Re: [PATCH] userdiff: support regexec(3) with multi-byte support

Johannes Sixt <j6t@xxxxxxxx> · Fri, 7 Apr 2023 12:56:00 +0200

Am 07.04.23 um 09:49 schrieb René Scharfe:
> Am 07.04.23 um 00:35 schrieb Johannes Sixt:
>> This is not equivalent. The original treated a sequence of non-ASCII
>> characters as a word.
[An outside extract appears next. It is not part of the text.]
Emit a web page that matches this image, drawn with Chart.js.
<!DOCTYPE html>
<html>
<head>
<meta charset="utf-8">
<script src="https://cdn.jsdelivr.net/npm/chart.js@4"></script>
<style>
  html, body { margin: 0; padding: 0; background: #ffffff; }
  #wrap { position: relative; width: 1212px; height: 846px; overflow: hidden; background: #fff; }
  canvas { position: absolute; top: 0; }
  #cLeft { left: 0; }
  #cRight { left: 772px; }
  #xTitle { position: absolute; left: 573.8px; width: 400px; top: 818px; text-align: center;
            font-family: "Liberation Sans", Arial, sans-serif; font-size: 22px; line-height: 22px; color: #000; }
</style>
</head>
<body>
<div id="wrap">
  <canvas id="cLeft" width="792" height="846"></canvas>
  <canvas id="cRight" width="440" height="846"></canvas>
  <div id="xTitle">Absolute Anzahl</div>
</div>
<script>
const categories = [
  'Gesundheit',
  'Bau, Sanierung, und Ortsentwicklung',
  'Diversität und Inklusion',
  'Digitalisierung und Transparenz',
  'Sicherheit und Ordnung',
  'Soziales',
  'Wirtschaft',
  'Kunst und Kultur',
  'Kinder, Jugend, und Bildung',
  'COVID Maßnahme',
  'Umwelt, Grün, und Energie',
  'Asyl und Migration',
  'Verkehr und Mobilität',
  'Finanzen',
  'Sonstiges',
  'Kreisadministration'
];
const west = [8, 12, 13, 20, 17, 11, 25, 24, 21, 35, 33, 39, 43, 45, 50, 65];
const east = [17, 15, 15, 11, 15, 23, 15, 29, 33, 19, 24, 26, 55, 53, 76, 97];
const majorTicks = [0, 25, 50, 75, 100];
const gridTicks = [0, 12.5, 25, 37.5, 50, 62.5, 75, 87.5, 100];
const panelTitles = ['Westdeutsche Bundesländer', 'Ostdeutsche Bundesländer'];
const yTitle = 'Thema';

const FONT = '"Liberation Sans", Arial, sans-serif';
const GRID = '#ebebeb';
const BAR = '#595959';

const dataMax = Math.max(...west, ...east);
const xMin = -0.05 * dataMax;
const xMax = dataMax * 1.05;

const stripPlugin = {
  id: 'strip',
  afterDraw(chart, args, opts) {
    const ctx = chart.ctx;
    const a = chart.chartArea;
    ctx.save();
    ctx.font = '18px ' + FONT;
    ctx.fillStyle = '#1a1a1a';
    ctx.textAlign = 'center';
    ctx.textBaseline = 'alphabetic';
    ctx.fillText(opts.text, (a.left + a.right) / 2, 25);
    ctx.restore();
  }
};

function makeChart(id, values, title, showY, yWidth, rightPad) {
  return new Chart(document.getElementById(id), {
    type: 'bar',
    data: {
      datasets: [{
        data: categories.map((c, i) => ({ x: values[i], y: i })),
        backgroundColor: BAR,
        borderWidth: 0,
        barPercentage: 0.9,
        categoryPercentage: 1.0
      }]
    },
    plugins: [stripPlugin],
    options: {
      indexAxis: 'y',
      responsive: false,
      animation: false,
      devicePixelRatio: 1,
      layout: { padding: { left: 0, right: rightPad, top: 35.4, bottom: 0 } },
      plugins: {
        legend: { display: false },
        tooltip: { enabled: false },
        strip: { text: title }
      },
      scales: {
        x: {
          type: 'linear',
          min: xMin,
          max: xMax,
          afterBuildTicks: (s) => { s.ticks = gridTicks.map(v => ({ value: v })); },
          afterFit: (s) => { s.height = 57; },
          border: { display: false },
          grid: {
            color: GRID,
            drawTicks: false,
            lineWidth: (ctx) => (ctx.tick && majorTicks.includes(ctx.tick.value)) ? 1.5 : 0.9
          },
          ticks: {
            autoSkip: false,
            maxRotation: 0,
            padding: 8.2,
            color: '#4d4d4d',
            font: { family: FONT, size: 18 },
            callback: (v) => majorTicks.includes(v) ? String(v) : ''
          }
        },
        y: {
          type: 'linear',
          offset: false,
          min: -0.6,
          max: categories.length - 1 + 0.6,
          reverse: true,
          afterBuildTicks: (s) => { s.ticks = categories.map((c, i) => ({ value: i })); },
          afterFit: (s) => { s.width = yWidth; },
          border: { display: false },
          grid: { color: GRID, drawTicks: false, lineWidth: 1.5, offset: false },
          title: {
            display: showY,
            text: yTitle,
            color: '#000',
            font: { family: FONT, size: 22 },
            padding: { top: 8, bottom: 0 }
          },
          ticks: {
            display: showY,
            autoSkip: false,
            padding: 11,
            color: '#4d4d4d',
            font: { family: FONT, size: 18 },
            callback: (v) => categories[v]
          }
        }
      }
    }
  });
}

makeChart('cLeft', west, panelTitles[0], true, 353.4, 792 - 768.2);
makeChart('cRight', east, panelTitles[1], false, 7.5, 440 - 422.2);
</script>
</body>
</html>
The new version treats each individual non-space
>> character (both ASCII and non-ASCII) as a word.
> 
> I assume you mean "The original treated [a single non-space as well as]
> a sequence of non-ASCII characters [making up a single multi-byte
> character] as a word.".  That works as intended by 664d44ee7f (userdiff:
> simplify word-diff safeguard, 2011-01-11).

I misread the original RE. I thought it would lump multiple multi-byte
characters together into one word, but it does not; sorry for that. It
looks like your suggested replacement is behaviorally identical to the
original after all, except perhaps for this one:

> The new one doesn't match multi-byte whitespace anymore.

but I did not find a reference that confirms it. I don't think we need
to bend over backwards to keep this compatibility, though.

-- Hannes